Essa transição será longa porque estamos mudando 500 anos de mentalidade. O novo padrão mental demora a surgir. A maioria dos brasileiros não está ligada nessa realidade. De acordo com o livro Cabeça do Brasileiro, de Alberto Almeida, 88% dos nordestinos acham que a inflação tem de ser feita com o controle de preços. Mais de 60% dos brasileiros acham que banco tem de ser estatal, uma parte considerável é contra a privatização. Existe um Brasil moderno andando e um Brasil arcaico ainda majoritário.
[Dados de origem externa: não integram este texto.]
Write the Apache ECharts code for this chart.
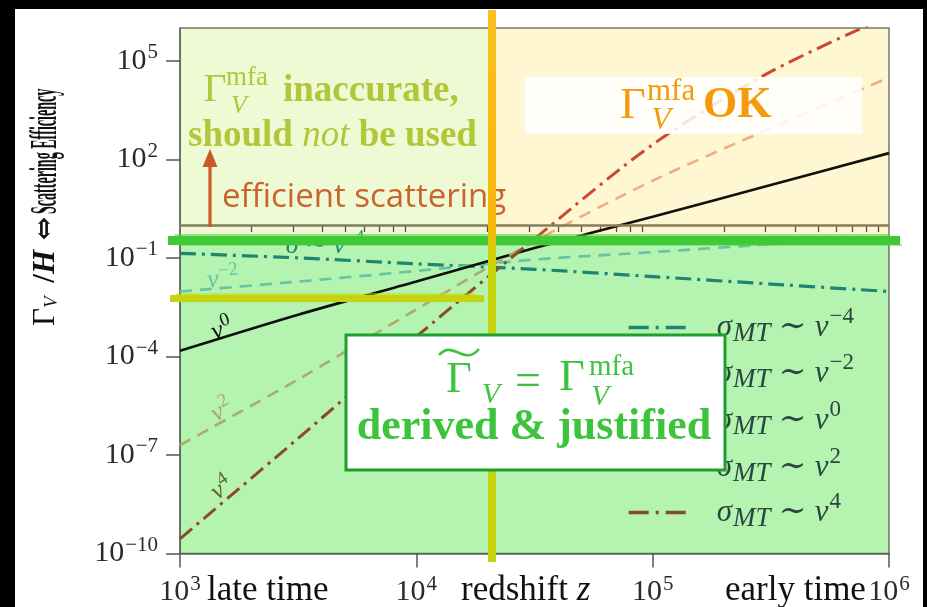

O que Alberto Almeida mostra é que esse Brasil moderno está nas pessoas de curso superior, com nível mais alto de renda, que moram nas capitais, e que habitam nas regiões do Sul e Sudeste.

Como ele aposta que a educação é um motor por excelência do processo de mudança cultural, também aposta que o Brasil moderno vai prevalecer. Chamamos de Brasil novo e Brasil velho. O Brasil novo são os registradores, é a nova maneira do registro imobiliário que fugiu à velha idéia de cartório, é o empresariado moderno que avança para o exterior, são as universidades e assim por diante.

Acreditamos que o Brasil novo vai prevalecer sobre o Brasil velho no período máximo de duas gerações. Nesse período, temos condições para evitar a volta ao passado populista. É uma transição longa, mas quando se completar o Brasil terá todas as condições de se tornar realmente um país rico. Há muito que resolver, mas se tivermos essa perspectiva teremos razões para sermos otimistas.

 *Maílson da Nóbrega  é ex-ministro da Fazenda e sócio da empresa Tendências Consultoria.